Closed this issue · 2 comments
audreyeternal commented
Hi, thank you for developing this very powerful quantization toolkit!
I have a question about converting the quantized onnx file to TensorRT engine. Does mqbench support dynamic batch?
Because in my project, the batch size is not fixed in the inference stage. However, I didn't find anything about dynamic batch in the toolkit. Seems like we need to manually set the --batch-size
flag in the onnx2trt.py
file.
Thank you!
audreyeternal commented
I have solved the problem and I will share my solution about how to enable dynamic batch in MQBench.
- First,
batch-size
flag in theonnx2trt.py
file has nothing to do with trt engine generation. - When we use
convert_deploy()
function to convert the quantized module to onnx file, we should add**extra_kwargs
:
# axis 0(batch channel) as dynamic:
dynamic_axes = {'input_1': {0: 'batch_size'}, 'output_1': {0: 'batch_size'}, 'output_2': {0: 'batch_size'}}
extra_kwargs = dict(input_names=["input_1"], output_names=["output_1","output_2"], dynamic_axes = dynamic_axes)

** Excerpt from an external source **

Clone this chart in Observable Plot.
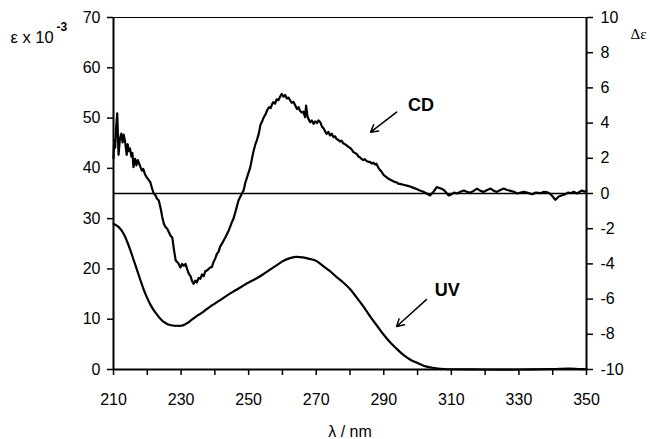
<!DOCTYPE html>
<html><head><meta charset="utf-8">
<script src="https://cdn.jsdelivr.net/npm/d3@7"></script>
<script src="https://cdn.jsdelivr.net/npm/@observablehq/plot@0.6"></script>
<style>body{margin:0;background:#fff}svg{display:block}</style>
</head><body><div id="chart"></div>
<script>
// UV spectrum: wavelength (nm) and ε × 10^-3 (left axis)
const uvNm  = [210,211,212,213,214,215,216,217,218,219,220,221,222,223,224,225,226,227,228,229,230,231,232,233,234,235,236,237,238,239,240,242,244,246,248,250,252,254,256,258,260,262,264,266,268,270,272,274,276,278,280,282,284,286,288,290,292,294,296,298,300,302,304,306,308,310,320,330,340,345,348,350];
const uvEps = [29.0,28.6,28.0,27.0,25.5,23.7,21.7,19.7,17.7,15.8,14.2,12.8,11.7,10.8,10.0,9.4,9.0,8.8,8.7,8.7,8.7,8.9,9.3,9.8,10.3,10.8,11.2,11.7,12.2,12.7,13.1,14.0,14.9,15.7,16.5,17.3,18.0,18.8,19.7,20.6,21.5,22.1,22.4,22.3,22.0,21.6,20.6,19.6,18.4,17.3,16.0,14.3,12.5,10.5,8.7,6.9,5.3,4.0,2.8,1.9,1.3,0.7,0.4,0.2,0.1,0.05,0.0,0.0,0.1,0.2,0.1,0.1];

// CD spectrum: wavelength (nm) and Δε (right axis)
const cdNm = [210.0,210.2,210.5,210.8,211.1,211.5,211.9,212.3,212.7,213.0,213.4,213.9,214.2,214.6,214.9,215.3,215.6,215.9,216.4,216.8,217.2,217.6,218.0,218.4,218.8,219.3,219.8,220.3,220.9,221.4,221.9,222.4,222.9,223.4,223.9,224.4,224.9,225.4,225.9,226.4,226.9,227.4,227.9,228.4,228.9,229.3,229.8,230.3,230.8,231.3,231.8,232.3,232.8,233.3,233.7,234.2,234.7,235.2,235.7,236.2,236.7,237.2,237.6,238.1,238.6,239.1,239.6,240.1,240.6,241.1,241.6,242.1,242.6,243.1,243.6,244.1,244.6,245.1,245.5,246.0,246.5,247.0,247.5,248.0,248.5,249.0,249.5,250.0,250.5,251.0,251.5,252.0,252.4,253.0,253.5,254.0,254.4,255.0,255.4,256.0,256.5,257.0,257.3,257.8,258.3,258.8,259.3,259.8,260.3,260.8,261.3,261.8,262.3,262.8,263.3,263.8,264.3,264.8,265.2,265.7,266.2,266.7,267.0,267.4,267.8,268.2,268.7,269.2,269.7,270.2,270.7,271.2,271.7,272.2,272.7,273.1,273.6,274.1,274.6,275.1,275.6,276.0,276.5,277.0,277.5,278.0,278.5,279.0,279.5,280.0,280.5,281.0,281.5,282.0,282.5,283.0,283.5,283.9,284.4,284.9,285.4,285.9,286.4,286.9,287.4,287.8,288.3,288.8,289.3,289.8,290.3,290.8,291.3,291.8,292.3,292.8,293.3,293.8,294.3,294.8,295.8,296.8,297.8,298.8,299.7,300.7,301.7,302.7,303.7,304.7,305.7,306.7,307.7,308.5,309.2,310.0,310.8,311.7,312.7,313.7,314.6,315.6,316.6,317.6,318.6,319.6,320.6,321.6,322.6,323.5,324.5,325.5,326.5,327.5,328.5,329.5,330.5,331.4,332.4,333.9,335.0,336.4,337.4,338.4,339.1,339.8,340.8,341.8,342.8,343.8,344.5,345.3,346.2,347.2,348.0,348.7,349.4,350.0];
const cdDelta = [2.0,3.0,2.6,3.8,4.55,2.2,3.1,3.4,2.9,3.35,3.0,2.2,2.8,2.4,2.55,2.1,2.3,1.5,1.97,1.6,1.9,1.7,1.5,1.3,1.4,1.1,0.93,0.8,0.64,0.3,0.0,-0.1,-0.3,-0.4,-0.8,-1.3,-1.72,-1.9,-2.0,-2.2,-2.4,-2.5,-3.2,-3.8,-3.9,-4.0,-4.2,-4.0,-4.1,-4.0,-4.3,-4.56,-4.7,-5.0,-5.13,-4.95,-5.05,-4.8,-4.85,-4.6,-4.7,-4.4,-4.38,-4.3,-4.2,-4.19,-3.9,-3.7,-3.43,-3.3,-3.0,-2.85,-2.67,-2.5,-2.3,-2.1,-1.85,-1.6,-1.44,-1.1,-0.75,-0.4,-0.2,0.0,0.17,0.6,0.9,1.2,1.5,2.0,2.44,2.8,3.0,3.4,3.9,4.1,4.3,4.5,4.7,4.9,4.85,5.1,5.19,5.1,5.35,5.3,5.5,5.66,5.5,5.6,5.4,5.45,5.28,5.15,5.2,5.0,4.8,4.9,4.7,4.6,4.65,4.33,5.0,4.4,4.2,4.05,4.15,3.96,4.1,4.0,4.15,4.05,3.8,3.7,3.5,3.39,3.5,3.3,3.4,3.2,3.25,3.1,3.05,2.95,3.0,2.85,2.8,2.73,2.65,2.6,2.5,2.35,2.3,2.25,2.1,2.05,1.95,1.9,1.95,1.85,1.8,1.8,1.7,1.75,1.65,1.69,1.5,1.35,1.25,1.1,1.0,0.93,0.85,0.8,0.75,0.7,0.65,0.64,0.55,0.55,0.5,0.45,0.4,0.32,0.25,0.17,0.1,0.0,-0.11,0.1,0.36,0.3,0.21,0.05,-0.11,-0.05,0.05,0.0,0.1,0.17,0.1,0.04,0.15,0.28,0.15,0.09,0.2,0.28,0.15,0.09,0.2,0.28,0.2,0.15,0.1,0.0,0.05,0.1,0.05,-0.04,0.05,0.02,0.1,0.07,0.0,-0.13,-0.36,-0.17,-0.1,-0.04,0.05,0.02,0.1,0.0,0.1,0.17,0.1,0.15];

// Axis ticks and labels
const xTicks = [210,220,230,240,250,260,270,280,290,300,310,320,330,340,350];
const xLabels = [210,230,250,270,290,310,330,350];
const leftTicks = [0,10,20,30,40,50,60,70];
const rightTicks = [-10,-8,-6,-4,-2,0,2,4,6,8,10];

// Δε (right axis, -10..10) shares the frame with ε (left axis, 0..70)
const toLeft = d => (d + 10) * 3.5;
const fromLeft = e => e / 3.5 - 10;

const uv = uvNm.map((x, i) => ({x, y: uvEps[i]}));
const cd = cdNm.map((x, i) => ({x, y: toLeft(cdDelta[i])}));

// annotations (data coordinates)
const cdLabel = {text: "CD", x: 301, y: 52.6};
const uvLabel = {text: "UV", x: 308.8, y: 15.8};
const arrows = [
  {x1: 293.8, y1: 51.2, x2: 286.1, y2: 47.2},
  {x1: 302.6, y1: 13.9, x2: 293.8, y2: 8.55}
];

const font = "'Liberation Sans', Arial, Helvetica, sans-serif";

const chart = Plot.plot({
  width: 650, height: 439,
  marginLeft: 113, marginRight: 64, marginTop: 17, marginBottom: 70,
  style: {fontFamily: font, fontSize: "16px", background: "#fff", color: "#000"},
  x: {domain: [210, 350], axis: null},
  y: {domain: [0, 70], axis: null},
  marks: [
    Plot.ruleY([toLeft(0)], {stroke: "#000", strokeWidth: 1.3}),
    Plot.line(uv, {x: "x", y: "y", stroke: "#000", strokeWidth: 2.2, curve: "catmull-rom"}),
    Plot.line(cd, {x: "x", y: "y", stroke: "#000", strokeWidth: 2.2, strokeLinejoin: "round"}),
    Plot.ruleX([210, 350], {stroke: "#000", strokeWidth: 2}),
    Plot.ruleY([0], {stroke: "#000", strokeWidth: 2}),
    Plot.ruleY([70], {stroke: "#000", strokeWidth: 1.2}),
    Plot.axisX(xTicks, {anchor: "bottom", tickSize: 6, tickPadding: 18, strokeWidth: 1.5, label: null,
      tickFormat: d => xLabels.includes(d) ? String(d) : "", fontSize: 16}),
    Plot.axisY(leftTicks, {anchor: "left", tickSize: 6, tickPadding: 7, strokeWidth: 1.5, label: null,
      tickFormat: d => String(d), fontSize: 16}),
    Plot.axisY(rightTicks.map(toLeft), {anchor: "right", tickSize: 6, tickPadding: 8, strokeWidth: 1.5, label: null,
      tickFormat: d => String(Math.round(fromLeft(d))), fontSize: 16}),
    Plot.text([cdLabel], {x: "x", y: "y", text: "text", fontWeight: "bold", fontSize: 18}),
    Plot.text([uvLabel], {x: "x", y: "y", text: "text", fontWeight: "bold", fontSize: 18}),
    Plot.arrow(arrows, {x1: "x1", y1: "y1", x2: "x2", y2: "y2", stroke: "#000", strokeWidth: 1.5, headLength: 8, bend: 0}),
    Plot.text(["ε x 10"], {frameAnchor: "top-left", textAnchor: "start", lineAnchor: "bottom", dx: -103, dy: 25, fontSize: 16.5}),
    Plot.text(["-3"], {frameAnchor: "top-left", textAnchor: "start", lineAnchor: "bottom", dx: -57, dy: 13, fontSize: 12, fontWeight: "bold"}),
    Plot.text(["Δε"], {frameAnchor: "top-right", textAnchor: "start", lineAnchor: "bottom", dx: 44, dy: 21, fontSize: 15, fontFamily: "'Liberation Serif', 'Times New Roman', serif"}),
    Plot.text(["λ / nm"], {frameAnchor: "bottom", textAnchor: "middle", lineAnchor: "bottom", dy: 67, fontSize: 16})
  ]
});
document.getElementById("chart").append(chart);
</script>
</body></html>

convert_deploy(...,**extra_kwargs)
- Add the optimization profile for the input binding in the
onnx2trt.py
file:
profile = builder.create_optimization_profile()
profile.set_shape("input_1", (1,2,224,224), (4,2,224,224), (8,2,224,224)) # min_batch, opt_batch, max_batch
config.add_optimization_profile(profile)
engine = builder.build_engine(network, config)
- When doing the inference, keep in mind to set the active profile:
self.context = self.engine.create_execution_context()
self.context.active_optimization_profile = 0
github-actions commented
This issue has not received any updates in 120 days. Please reply to this issue if this still unresolved!